Source code of charts:

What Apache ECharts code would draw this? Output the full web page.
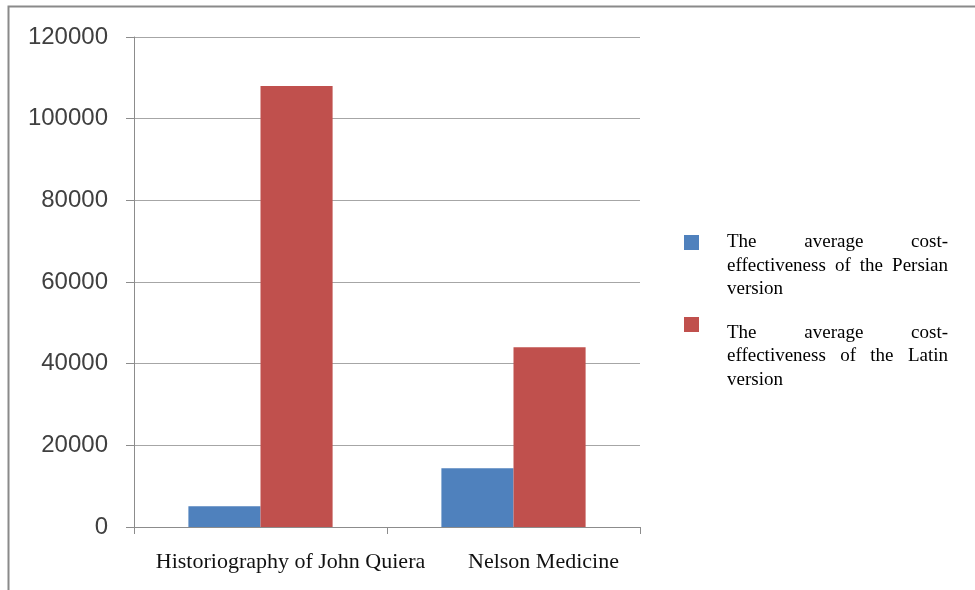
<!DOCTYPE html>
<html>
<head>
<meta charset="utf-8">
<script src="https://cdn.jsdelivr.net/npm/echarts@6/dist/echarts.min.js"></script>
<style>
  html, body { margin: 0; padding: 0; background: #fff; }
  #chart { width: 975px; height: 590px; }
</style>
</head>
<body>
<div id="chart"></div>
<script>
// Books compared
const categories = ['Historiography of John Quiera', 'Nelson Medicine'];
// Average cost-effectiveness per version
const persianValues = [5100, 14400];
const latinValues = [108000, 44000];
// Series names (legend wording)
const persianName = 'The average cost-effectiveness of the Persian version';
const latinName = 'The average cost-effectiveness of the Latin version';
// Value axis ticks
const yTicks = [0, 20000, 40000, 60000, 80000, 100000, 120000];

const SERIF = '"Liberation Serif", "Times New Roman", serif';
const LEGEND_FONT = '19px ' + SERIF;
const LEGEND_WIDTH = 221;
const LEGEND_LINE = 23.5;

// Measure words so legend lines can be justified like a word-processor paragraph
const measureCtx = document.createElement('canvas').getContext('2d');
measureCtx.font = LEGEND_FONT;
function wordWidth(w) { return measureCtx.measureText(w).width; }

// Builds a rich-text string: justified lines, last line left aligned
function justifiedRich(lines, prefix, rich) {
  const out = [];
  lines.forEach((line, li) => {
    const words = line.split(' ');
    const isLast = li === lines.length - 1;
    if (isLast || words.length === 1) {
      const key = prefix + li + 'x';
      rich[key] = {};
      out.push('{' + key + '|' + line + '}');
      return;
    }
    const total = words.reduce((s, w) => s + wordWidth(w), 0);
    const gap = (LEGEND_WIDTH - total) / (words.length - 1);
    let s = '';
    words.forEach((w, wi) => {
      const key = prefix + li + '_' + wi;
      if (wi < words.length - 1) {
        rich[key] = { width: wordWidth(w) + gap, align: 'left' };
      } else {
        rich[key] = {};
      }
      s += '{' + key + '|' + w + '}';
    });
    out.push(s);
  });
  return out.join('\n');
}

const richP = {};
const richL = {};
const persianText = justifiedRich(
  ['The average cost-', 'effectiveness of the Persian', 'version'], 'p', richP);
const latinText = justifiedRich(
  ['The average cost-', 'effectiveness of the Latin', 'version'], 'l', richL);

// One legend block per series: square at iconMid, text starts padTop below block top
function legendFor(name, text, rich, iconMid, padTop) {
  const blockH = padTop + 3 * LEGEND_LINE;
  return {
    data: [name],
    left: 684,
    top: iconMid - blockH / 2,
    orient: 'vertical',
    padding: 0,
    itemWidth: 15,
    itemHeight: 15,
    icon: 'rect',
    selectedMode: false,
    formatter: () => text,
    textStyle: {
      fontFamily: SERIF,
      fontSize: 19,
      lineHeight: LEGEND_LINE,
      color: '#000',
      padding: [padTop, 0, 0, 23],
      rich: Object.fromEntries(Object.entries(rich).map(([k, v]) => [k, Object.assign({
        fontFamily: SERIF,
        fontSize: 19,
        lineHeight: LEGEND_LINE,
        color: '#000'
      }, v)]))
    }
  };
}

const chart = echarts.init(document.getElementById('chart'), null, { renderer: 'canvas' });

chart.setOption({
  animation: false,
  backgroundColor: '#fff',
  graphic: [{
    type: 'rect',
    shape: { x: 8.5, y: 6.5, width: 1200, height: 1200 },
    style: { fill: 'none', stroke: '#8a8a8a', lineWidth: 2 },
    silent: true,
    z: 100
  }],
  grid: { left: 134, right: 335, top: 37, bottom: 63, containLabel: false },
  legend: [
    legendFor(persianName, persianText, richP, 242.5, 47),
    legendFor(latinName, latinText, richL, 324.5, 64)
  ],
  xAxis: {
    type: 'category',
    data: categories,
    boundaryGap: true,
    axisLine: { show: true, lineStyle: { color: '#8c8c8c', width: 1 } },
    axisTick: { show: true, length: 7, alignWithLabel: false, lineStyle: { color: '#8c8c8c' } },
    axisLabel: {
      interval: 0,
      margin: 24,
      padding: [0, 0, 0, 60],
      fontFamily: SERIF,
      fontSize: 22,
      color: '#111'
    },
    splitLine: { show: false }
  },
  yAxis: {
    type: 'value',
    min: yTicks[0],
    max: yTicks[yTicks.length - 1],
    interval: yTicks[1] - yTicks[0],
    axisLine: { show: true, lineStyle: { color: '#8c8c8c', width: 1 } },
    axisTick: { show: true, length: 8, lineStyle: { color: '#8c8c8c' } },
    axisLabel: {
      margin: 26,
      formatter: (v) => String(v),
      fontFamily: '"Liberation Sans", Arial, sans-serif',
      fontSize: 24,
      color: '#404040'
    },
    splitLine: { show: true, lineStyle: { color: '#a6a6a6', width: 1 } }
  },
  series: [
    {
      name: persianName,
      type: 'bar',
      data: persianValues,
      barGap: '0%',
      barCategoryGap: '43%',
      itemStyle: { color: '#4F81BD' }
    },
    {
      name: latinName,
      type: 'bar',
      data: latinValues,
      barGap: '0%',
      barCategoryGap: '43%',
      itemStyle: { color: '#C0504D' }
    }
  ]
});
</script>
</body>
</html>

==

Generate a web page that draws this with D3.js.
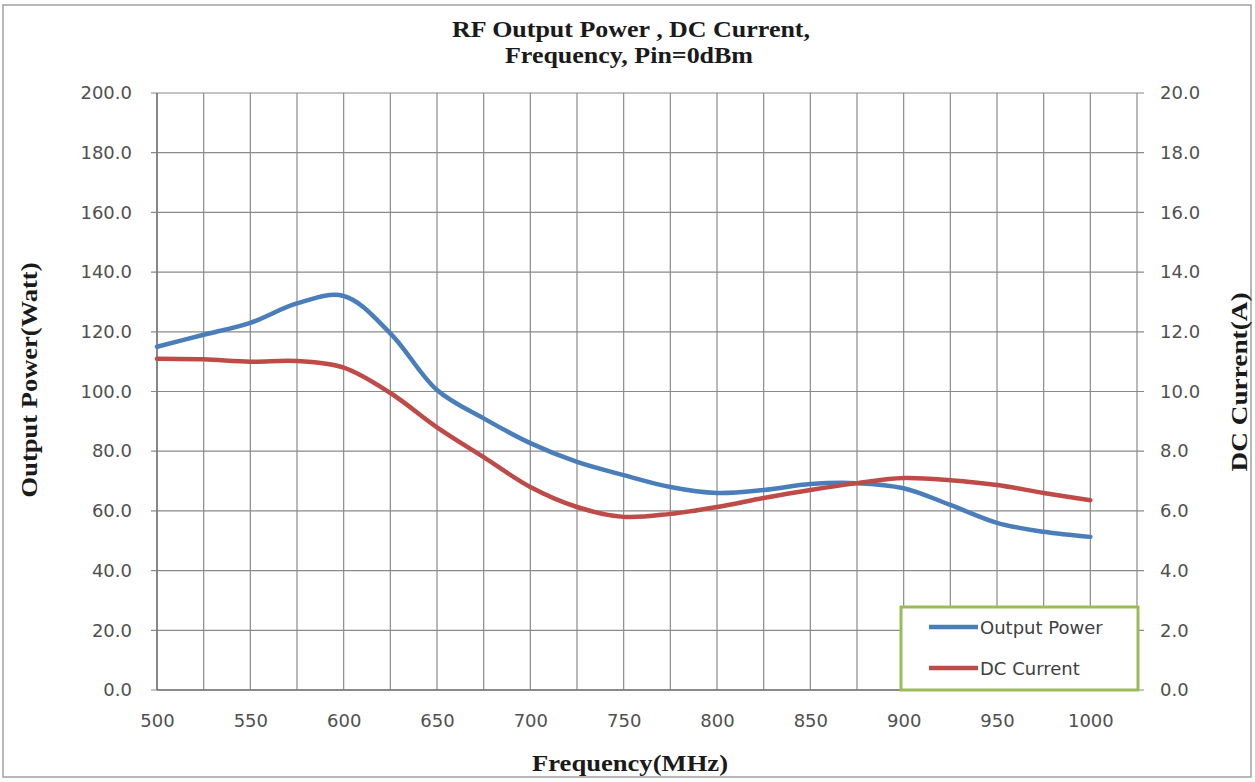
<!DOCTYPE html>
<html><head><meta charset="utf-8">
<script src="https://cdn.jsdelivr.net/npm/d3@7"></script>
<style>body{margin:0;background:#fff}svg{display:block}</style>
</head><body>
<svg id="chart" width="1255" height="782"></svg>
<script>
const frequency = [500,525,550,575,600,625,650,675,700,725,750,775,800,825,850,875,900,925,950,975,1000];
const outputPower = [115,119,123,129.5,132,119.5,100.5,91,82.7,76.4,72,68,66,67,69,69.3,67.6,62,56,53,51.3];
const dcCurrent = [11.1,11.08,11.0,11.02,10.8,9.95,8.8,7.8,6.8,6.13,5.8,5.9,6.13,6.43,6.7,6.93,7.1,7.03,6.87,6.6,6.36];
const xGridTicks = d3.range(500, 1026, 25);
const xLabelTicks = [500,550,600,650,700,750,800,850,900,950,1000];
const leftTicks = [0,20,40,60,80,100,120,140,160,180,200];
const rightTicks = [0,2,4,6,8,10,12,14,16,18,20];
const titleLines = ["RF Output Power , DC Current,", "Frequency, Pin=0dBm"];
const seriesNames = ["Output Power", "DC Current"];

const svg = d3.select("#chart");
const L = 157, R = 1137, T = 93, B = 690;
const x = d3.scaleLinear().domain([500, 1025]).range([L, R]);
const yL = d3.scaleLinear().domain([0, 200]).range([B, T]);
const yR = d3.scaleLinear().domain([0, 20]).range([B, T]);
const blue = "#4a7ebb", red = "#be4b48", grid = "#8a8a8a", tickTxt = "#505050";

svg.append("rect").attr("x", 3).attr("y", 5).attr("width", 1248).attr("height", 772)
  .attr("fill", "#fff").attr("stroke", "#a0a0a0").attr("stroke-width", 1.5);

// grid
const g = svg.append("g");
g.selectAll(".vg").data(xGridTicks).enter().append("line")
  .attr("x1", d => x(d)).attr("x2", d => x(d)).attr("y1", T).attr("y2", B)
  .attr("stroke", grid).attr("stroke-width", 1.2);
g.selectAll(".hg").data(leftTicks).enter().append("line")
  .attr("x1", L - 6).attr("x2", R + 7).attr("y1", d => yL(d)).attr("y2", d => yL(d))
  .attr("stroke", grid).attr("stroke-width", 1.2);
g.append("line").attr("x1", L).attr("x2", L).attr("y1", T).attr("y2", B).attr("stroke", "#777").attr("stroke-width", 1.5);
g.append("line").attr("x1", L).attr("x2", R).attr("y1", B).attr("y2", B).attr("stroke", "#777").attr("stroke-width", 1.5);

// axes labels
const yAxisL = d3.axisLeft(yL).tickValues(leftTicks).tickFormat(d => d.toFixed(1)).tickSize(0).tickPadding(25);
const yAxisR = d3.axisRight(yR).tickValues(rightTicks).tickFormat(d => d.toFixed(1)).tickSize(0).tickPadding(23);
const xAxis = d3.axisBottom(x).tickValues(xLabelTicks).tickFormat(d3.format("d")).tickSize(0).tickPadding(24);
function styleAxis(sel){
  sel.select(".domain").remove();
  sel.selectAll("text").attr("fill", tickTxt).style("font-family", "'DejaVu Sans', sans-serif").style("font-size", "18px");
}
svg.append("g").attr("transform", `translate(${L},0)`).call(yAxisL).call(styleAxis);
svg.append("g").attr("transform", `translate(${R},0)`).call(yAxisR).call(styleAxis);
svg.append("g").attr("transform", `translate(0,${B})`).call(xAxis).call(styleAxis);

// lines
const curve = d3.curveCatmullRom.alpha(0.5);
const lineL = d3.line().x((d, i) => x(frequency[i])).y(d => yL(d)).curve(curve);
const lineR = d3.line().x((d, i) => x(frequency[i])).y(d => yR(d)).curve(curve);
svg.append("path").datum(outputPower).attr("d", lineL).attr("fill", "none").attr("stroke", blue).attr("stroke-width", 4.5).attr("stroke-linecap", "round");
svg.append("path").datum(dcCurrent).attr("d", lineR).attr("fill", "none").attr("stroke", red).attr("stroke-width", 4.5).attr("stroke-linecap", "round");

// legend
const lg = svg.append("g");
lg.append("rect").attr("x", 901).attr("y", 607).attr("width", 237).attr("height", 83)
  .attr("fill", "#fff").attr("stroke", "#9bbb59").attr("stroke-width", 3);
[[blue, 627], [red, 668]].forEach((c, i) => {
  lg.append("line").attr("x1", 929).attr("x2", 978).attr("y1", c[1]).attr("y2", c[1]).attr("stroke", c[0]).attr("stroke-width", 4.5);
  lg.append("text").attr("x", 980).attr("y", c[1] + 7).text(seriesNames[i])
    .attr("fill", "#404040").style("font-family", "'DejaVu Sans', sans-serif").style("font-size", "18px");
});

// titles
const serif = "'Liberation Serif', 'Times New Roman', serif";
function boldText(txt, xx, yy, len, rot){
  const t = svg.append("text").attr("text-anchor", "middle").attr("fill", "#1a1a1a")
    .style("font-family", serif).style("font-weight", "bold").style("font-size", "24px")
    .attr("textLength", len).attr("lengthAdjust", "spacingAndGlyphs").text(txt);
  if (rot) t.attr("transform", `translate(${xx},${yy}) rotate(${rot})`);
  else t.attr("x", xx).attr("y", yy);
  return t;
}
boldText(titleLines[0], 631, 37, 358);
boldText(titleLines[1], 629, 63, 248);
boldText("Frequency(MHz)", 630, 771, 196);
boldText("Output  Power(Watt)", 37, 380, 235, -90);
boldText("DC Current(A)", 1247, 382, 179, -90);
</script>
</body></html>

Problem: Go through the records and show every line with the string "this" in it.

Exercise result:
What Apache ECharts code would draw this? Output the full web page.
Generate a web page that draws this with D3.js.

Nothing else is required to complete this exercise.